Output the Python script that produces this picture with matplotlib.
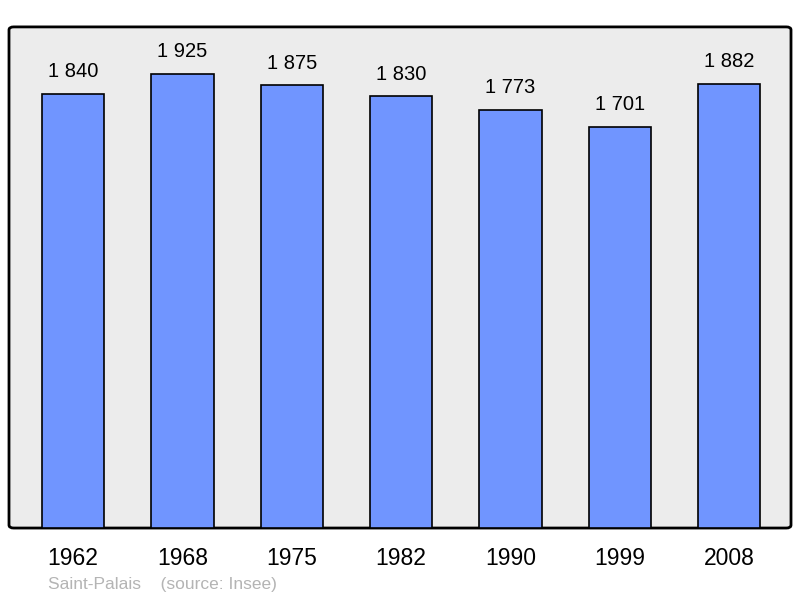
import matplotlib.pyplot as plt
from matplotlib.patches import FancyBboxPatch

# Data
years = ["1962", "1968", "1975", "1982", "1990", "1999", "2008"]
population = [1840, 1925, 1875, 1830, 1773, 1701, 1882]

plt.rcParams['font.family'] = ['Liberation Sans', 'DejaVu Sans']

fig = plt.figure(figsize=(8, 5.98), dpi=100)
ax = fig.add_axes([0.01125, 0.117, 0.9775, 0.838])
ax.set_facecolor('none')

# rounded frame with grey background
frame = FancyBboxPatch((0, 0), 1, 1, boxstyle="round,pad=0,rounding_size=0.006",
                       transform=ax.transAxes, facecolor='#ececec', edgecolor='black',
                       linewidth=2, clip_on=False, zorder=0)
ax.add_patch(frame)

x = range(len(years))
bars = ax.bar(x, population, width=0.57, color='#7095ff', edgecolor='black',
              linewidth=1.2, zorder=2)

for xi, v in zip(x, population):
    label = f"{v:,}".replace(",", " ")
    ax.annotate(label, (xi, v), xytext=(0, 9), textcoords='offset points',
                ha='center', va='bottom', fontsize=14.5, zorder=3)

ax.set_xlim(-0.585, 6.565)
ax.set_ylim(0, 2123)
ax.set_xticks(list(x))
ax.set_xticklabels(years, fontsize=16.5)
ax.tick_params(axis='x', length=0, pad=14)
ax.set_yticks([])
for s in ax.spines.values():
    s.set_visible(False)

fig.text(0.06, 1 - 584 / 598, "Saint-Palais    (source: Insee)", fontsize=12.5,
         color='#b4b4b4', va='center', ha='left')

plt.savefig('out.png', dpi=100)
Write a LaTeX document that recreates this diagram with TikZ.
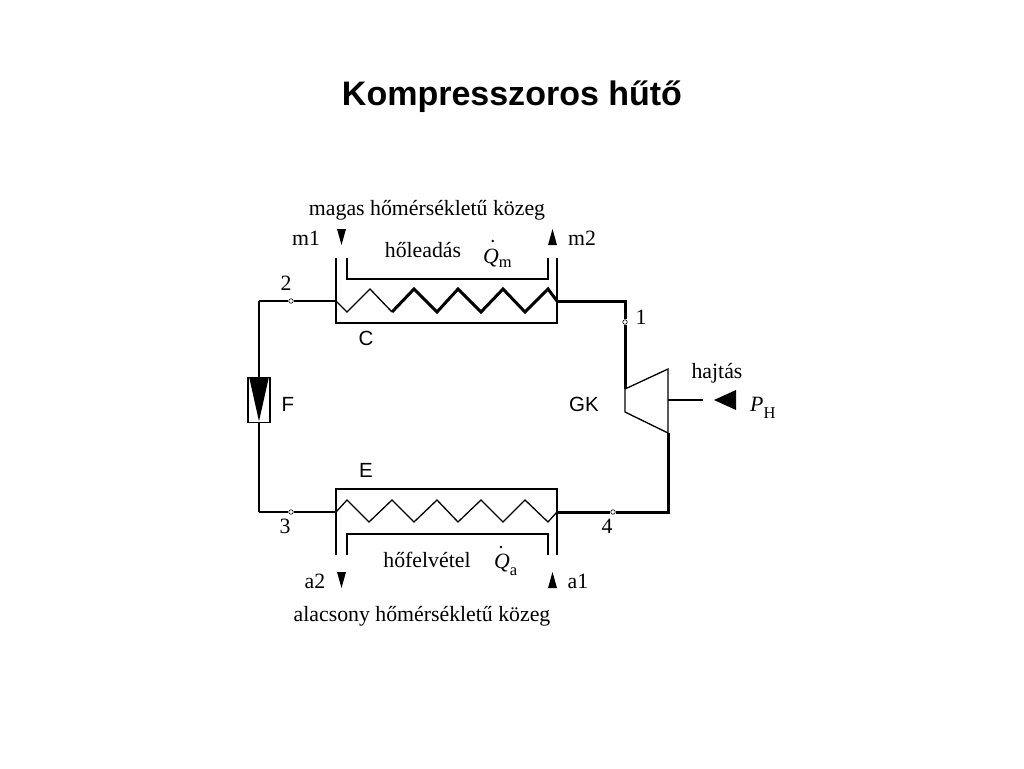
\documentclass[tikz,border=0pt]{standalone}
\usepackage{fontspec}
\setmainfont{Liberation Serif}
\setsansfont{Liberation Sans}
\usepackage{tikz}
\usetikzlibrary{arrows.meta}

% Q (hoaram) felirat indexszel
\newcommand{\qsub}[2]{\textit{Q}\raisebox{-#2}{\fontsize{16.5}{18}\selectfont #1}}

\tikzset{
  pipe/.style={line width=1.3pt},
  hotpipe/.style={line width=3pt},
  port/.style={circle,draw,fill=white,inner sep=0pt,minimum size=4.5pt,line width=0.6pt},
  lbl/.style={font=\fontsize{21.8}{24}\selectfont,inner sep=0pt,anchor=base},
  slbl/.style={font=\sffamily\fontsize{20.5}{24}\selectfont,inner sep=0pt,anchor=base},
}

\begin{document}
\begin{tikzpicture}[x=1pt,y=-1pt]
  \useasboundingbox[fill=white] (0,0) rectangle (1024,768);
  \node[font=\sffamily\bfseries\fontsize{34}{40}\selectfont,inner sep=0pt,anchor=base] (title) at (512,105) {Kompresszoros hűtő};

  % pipe corners
  \coordinate (cin) at (336,301);
  \coordinate (cout) at (557,301);
  \coordinate (ktop) at (625,301);
  \coordinate (kin) at (625,389);
  \coordinate (kout) at (668,433);
  \coordinate (kbot) at (668,512);
  \coordinate (eout) at (557,512);
  \coordinate (ein) at (336,512);
  \coordinate (lbot) at (259,512);
  \coordinate (ltop) at (259,301);

  % measuring points
  \node[port] (p2) at (291,301) {};
  \node[port] (p1) at (625,322) {};
  \node[port] (p3) at (291,512) {};
  \node[port] (p4) at (613,512) {};

  % C kondenzator
  \draw[pipe] (336,258)--(336,323)--(557,323)--(557,258);
  \draw[pipe] (347,258)--(347,279)--(548,279)--(548,258);
  \draw[pipe,line join=miter] (cin)--(347,312)--(370,289)--(392,312);
  \draw[hotpipe,line join=miter] (392,312)--(414,289)--(437,312)--(458,289)--(481,312)
     --(503,289)--(525,312)--(548,289)--(cout);

  % E elparologtato
  \draw[pipe] (336,555)--(336,489)--(557,489)--(557,555);
  \draw[pipe] (347,555)--(347,534)--(548,534)--(548,555);
  \draw[pipe,line join=miter] (ein)--(347,500)--(369,522)--(392,500)--(414,522)--(437,500)
     --(458,522)--(481,500)--(503,522)--(525,500)--(548,522)--(eout);

  % F fojtoszelep
  \node[draw,line width=1.5pt,minimum width=22pt,minimum height=45pt,inner sep=0pt] (valve) at (259,400) {};
  \fill ([xshift=2pt,yshift=-1pt]valve.north west)--([xshift=-2pt,yshift=-1pt]valve.north east)
     --([yshift=2pt]valve.south)--cycle;

  % GK kompresszor
  \draw[pipe,line join=miter] (kin)--(668,369)--(668,433)--(625,412)--cycle;
  \coordinate (shaft) at (668,400);
  \coordinate (shaftend) at (703,400);
  \draw[pipe] (shaft)--(shaftend);
  \fill (714,400)--(736,390)--(736,410)--cycle;%hajtas

  % csovezetek
  \draw[pipe] (ltop)--(p2)--(cin);
  \draw[pipe] (ltop)--(valve.north);
  \draw[pipe] (valve.south)--(lbot);
  \draw[pipe] (lbot)--(p3)--(ein);
  \draw[hotpipe,line join=miter] (cout)--(ktop)--(p1)--(kin);
  \draw[hotpipe,line join=miter] (kout)--(kbot)--(p4)--(eout);

  % kozeg nyilak
  \fill (337,229)--(346,229)--(341.5,245)--cycle;
  \fill (548,245)--(557,245)--(552.5,229)--cycle;
  \fill (337,572)--(346,572)--(341.5,588)--cycle;
  \fill (548,588)--(557,588)--(552.5,572)--cycle;

  % feliratok
  \node[lbl] (mtext) at (427,215) {magas hőmérsékletű közeg};
  \node[lbl] (m1) at (306,245) {m1};
  \node[lbl] (m2) at (582,245) {m2};
  \node[lbl] (qm) at (423,257) {hőleadás};
  \node[lbl,anchor=base west] (qmdot) at (483,263) {\qsub{m}{4pt}};
  \fill (qmdot.base west) ++(9.7,-22) circle (1.4);%pont
  \node[lbl] (l2) at (286,290) {2};
  \node[lbl] (l1) at (641,324) {1};
  \node[slbl] (lC) at (366,345) {C};
  \node[slbl] (lF) at (288,411) {F};
  \node[slbl] (lGK) at (584,411) {GK};
  \node[lbl] (drive) at (717,378) {hajtás};
  \node[lbl,anchor=base west] (ph) at (750,411) {\textit{P}\raisebox{-7pt}{\fontsize{16.5}{18}\selectfont H}};
  \node[slbl] (lE) at (366,477) {E};
  \node[lbl] (l3) at (285,533) {3};
  \node[lbl] (l4) at (607,533) {4};
  \node[lbl] (a2) at (315,588) {a2};
  \node[lbl] (a1) at (578,588) {a1};
  \node[lbl] (qa) at (427,567) {hőfelvétel};
  \node[lbl,anchor=base west] (qadot) at (494,568) {\qsub{a}{7pt}};
  \fill (qadot.base west) ++(7,-21) circle (1.4);%pont
  \node[lbl] (atext) at (422,621) {alacsony hőmérsékletű közeg};
\end{tikzpicture}
\end{document}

────────────────

| REQUIRED TASK |
Return, unchanged, the lines from the first line of the material through the line that holds "linewidth=1.2, zorder=2)", inclusive, omitting pictures.

| RESULT BELOW |
Output the Python script that produces this picture with matplotlib.
import matplotlib.pyplot as plt
from matplotlib.patches import FancyBboxPatch

# Data
years = ["1962", "1968", "1975", "1982", "1990", "1999", "2008"]
population = [1840, 1925, 1875, 1830, 1773, 1701, 1882]

plt.rcParams['font.family'] = ['Liberation Sans', 'DejaVu Sans']

fig = plt.figure(figsize=(8, 5.98), dpi=100)
ax = fig.add_axes([0.01125, 0.117, 0.9775, 0.838])
ax.set_facecolor('none')

# rounded frame with grey background
frame = FancyBboxPatch((0, 0), 1, 1, boxstyle="round,pad=0,rounding_size=0.006",
                       transform=ax.transAxes, facecolor='#ececec', edgecolor='black',
                       linewidth=2, clip_on=False, zorder=0)
ax.add_patch(frame)

x = range(len(years))
bars = ax.bar(x, population, width=0.57, color='#7095ff', edgecolor='black',
              linewidth=1.2, zorder=2)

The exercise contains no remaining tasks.